Max Marriner CBE, QCVS, Chief Executive Norfolk and Norwich Association for the Blind
- 2 February 2015
- Group News
Because diabetics are very much at risk of damage to their eyesight the presentation by Max Marriner on 22nd January proved especially apposite. However, as he pointed out, though founded in 1805 and still the only independent charity for the blind and visually impaired in Norfolk, its inspiring and extensive work is not as well known as it ought to be.
With offices in Magpie Road, Norwich, Kings Lynn and Great Yarmouth its work is carried out by a staff of 80 with the support of 250 voluntary workers who in total support over 7000 of the visually impaired and blind of the county. Additionally in Norwich it runs a residential and respite home for 37 blind and partially sighted people with a further 20 sheltered and supported flats. It also provides support Eye Clinic Liaison Officers to the the 4 main NHS hospital in Norfolk.

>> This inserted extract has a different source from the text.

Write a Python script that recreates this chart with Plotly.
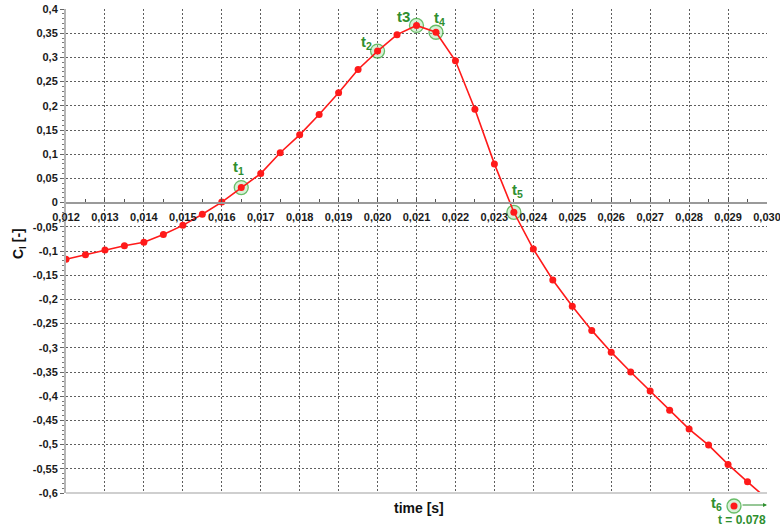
import plotly.graph_objects as go

# Lift coefficient history over one gust passage
time_s = [0.0120, 0.0125, 0.0130, 0.0135, 0.0140, 0.0145, 0.0150, 0.0155,
          0.0160, 0.0165, 0.0170, 0.0175, 0.0180, 0.0185, 0.0190, 0.0195,
          0.0200, 0.0205, 0.0210, 0.0215, 0.0220, 0.0225, 0.0230, 0.0235,
          0.0240, 0.0245, 0.0250, 0.0255, 0.0260, 0.0265, 0.0270, 0.0275,
          0.0280, 0.0285, 0.0290, 0.0295, 0.0300]
cl = [-0.117, -0.108, -0.098, -0.089, -0.082, -0.066, -0.047, -0.024,
      0.001, 0.031, 0.060, 0.103, 0.140, 0.182, 0.227, 0.275,
      0.313, 0.347, 0.366, 0.352, 0.293, 0.193, 0.080, -0.020,
      -0.096, -0.160, -0.214, -0.264, -0.309, -0.350, -0.389, -0.429,
      -0.468, -0.501, -0.541, -0.577, -0.612]

# Selected instants
key_times = [0.0165, 0.0200, 0.0210, 0.0215, 0.0235]
key_labels = ["t<sub>1</sub>", "t<sub>2</sub>", "t3", "t<sub>4</sub>", "t<sub>5</sub>"]
t6_label = "t<sub>6</sub>"
t6_note = "t = 0.078"

x_ticks = [0.012, 0.013, 0.014, 0.015, 0.016, 0.017, 0.018, 0.019, 0.020, 0.021,
           0.022, 0.023, 0.024, 0.025, 0.026, 0.027, 0.028, 0.029, 0.030]
x_tick_text = ["0,012", "0,013", "0,014", "0,015", "0,016", "0,017", "0,018", "0,019",
               "0,020", "0,021", "0,022", "0,023", "0,024", "0,025", "0,026", "0,027",
               "0,028", "0,029", "0,030"]
y_ticks = [0.4, 0.35, 0.3, 0.25, 0.2, 0.15, 0.1, 0.05, 0, -0.05, -0.1, -0.15, -0.2,
           -0.25, -0.3, -0.35, -0.4, -0.45, -0.5, -0.55, -0.6]
y_tick_text = ["0,4", "0,35", "0,3", "0,25", "0,2", "0,15", "0,1", "0,05", "0",
               "-0,05", "-0,1", "-0,15", "-0,2", "-0,25", "-0,3", "-0,35", "-0,4",
               "-0,45", "-0,5", "-0,55", "-0,6"]

GREEN = "#2f8f2f"
RED = "#ff1a1a"
FONT = "Liberation Sans"

key_cl = [cl[time_s.index(t)] for t in key_times]

fig = go.Figure()

# green halos behind the selected instants
fig.add_trace(go.Scatter(
    x=key_times, y=key_cl, mode="markers",
    marker=dict(size=14, color="rgba(140,215,140,0.35)",
                line=dict(color="rgba(60,170,60,0.75)", width=1.3)),
    hoverinfo="skip", showlegend=False))

fig.add_trace(go.Scatter(
    x=time_s, y=cl, mode="lines+markers",
    line=dict(color=RED, width=1.6),
    marker=dict(size=7, color=RED),
    showlegend=False))

# label offsets (pixels) for each selected instant
label_shift = [(-3, 20), (-11, 9), (-13, 9), (4, 14), (4, 22)]
for t, c, lab, (dx, dy) in zip(key_times, key_cl, key_labels, label_shift):
    fig.add_annotation(x=t, y=c, text="<b>" + lab + "</b>", showarrow=False,
                       xshift=dx, yshift=dy, xanchor="center", yanchor="middle",
                       font=dict(family=FONT, size=15, color=GREEN))

# plot area in pixels: x 66..767, y 9..493
def px(xp):
    return (xp - 66) / 701

def py(yp):
    return (493 - yp) / 484

# t6 marker lying beyond the time window
fig.add_shape(type="circle", xref="paper", yref="paper", xsizemode="pixel",
              ysizemode="pixel", xanchor=px(734), yanchor=py(506),
              x0=-7, x1=7, y0=-7, y1=7,
              fillcolor="rgba(140,215,140,0.35)",
              line=dict(color="rgba(60,170,60,0.75)", width=1.3))
fig.add_shape(type="circle", xref="paper", yref="paper", xsizemode="pixel",
              ysizemode="pixel", xanchor=px(734), yanchor=py(506),
              x0=-3.5, x1=3.5, y0=-3.5, y1=3.5,
              fillcolor=RED, line=dict(width=0))
fig.add_annotation(xref="paper", yref="paper", x=px(716), y=py(503),
                   text="<b>" + t6_label + "</b>", showarrow=False,
                   xanchor="center", yanchor="middle",
                   font=dict(family=FONT, size=15, color=GREEN))
fig.add_annotation(xref="paper", yref="paper", x=px(767), y=py(505),
                   ax=-26, ay=0, text="", showarrow=True, arrowhead=2,
                   arrowsize=0.8, arrowwidth=1, arrowcolor=GREEN)
fig.add_annotation(xref="paper", yref="paper", x=px(742), y=py(520),
                   text="<b>" + t6_note + "</b>", showarrow=False,
                   xanchor="center", yanchor="middle",
                   font=dict(family=FONT, size=12, color=GREEN))

# axis titles
fig.add_annotation(xref="paper", yref="paper", x=px(419), y=py(508),
                   text="<b>time [s]</b>", showarrow=False,
                   xanchor="center", yanchor="middle",
                   font=dict(family=FONT, size=14, color="#111"))
fig.add_annotation(xref="paper", yref="paper", x=px(19), y=py(244),
                   text="<b>C<sub>l</sub> [-]</b>", textangle=-90,
                   showarrow=False, xanchor="center", yanchor="middle",
                   font=dict(family=FONT, size=14, color="#111"))

# bottom frame line
fig.add_shape(type="line", xref="paper", yref="paper", x0=0, x1=1, y0=0, y1=0,
              line=dict(color="#cfcfcf", width=2))

fig.update_layout(
    width=780, height=526,
    margin=dict(l=66, r=13, t=9, b=33, autoexpand=False),
    paper_bgcolor="white", plot_bgcolor="white",
    font=dict(family=FONT, size=11, color="#1a1a1a"),
    xaxis=dict(
        range=[0.012 - 1e-7, 0.030 + 1e-7],
        tickmode="array", tickvals=x_ticks, ticktext=x_tick_text,
        tickfont=dict(family=FONT, size=11, color="#1a1a1a", weight="bold"),
        showgrid=True, gridcolor="#5e5e5e", griddash="2px,2px", gridwidth=1,
        showline=True, linecolor="#9a9a9a", linewidth=2,
        anchor="free", position=0.6, side="bottom",
        ticks="inside", ticklen=4, tickcolor="#555", tickwidth=1,
        minor=dict(dtick=0.0005, tick0=0.012, ticks="inside", ticklen=3,
                   tickcolor="#555", showgrid=False),
        ticklabelstandoff=4, ticklabeloverflow="allow",
        automargin=False, zeroline=False,
    ),
    yaxis=dict(
        range=[-0.6 - 1e-6, 0.4 + 1e-6],
        tickmode="array", tickvals=y_ticks, ticktext=y_tick_text,
        tickfont=dict(family=FONT, size=11, color="#1a1a1a", weight="bold"),
        showgrid=True, gridcolor="#5e5e5e", griddash="2px,2px", gridwidth=1,
        showline=True, linecolor="#b5b5b5", linewidth=2,
        ticks="outside", ticklen=4, tickcolor="#666", tickwidth=1,
        minor=dict(dtick=0.01, tick0=0, ticks="outside", ticklen=2,
                   tickcolor="#777", showgrid=False),
        ticklabeloverflow="allow",
        automargin=False, zeroline=False,
    ),
)

fig.write_html("out.html")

The wider vision of the NNAB for those with failing vision is to provide coping skills that allow them to stay in their own homes. To help with this they provide five equipment centres (including one in Cromer) plus a mobile unit that demonstrate helpful devices, equipment and layouts for the home. They also form peer groups so that those with impairment can share experiences and solutions to problems, whilst further providing educational and recreational opportunities.
Because it is an independent organisation it can respond quickly, but, as a consequence has to raise all its funds which in addition to investments is around one million pounds each year. It is thus fortunate to have the Queen as its Patron and the Bishop of Norwich, The Very Reverend Graham James, as its active President.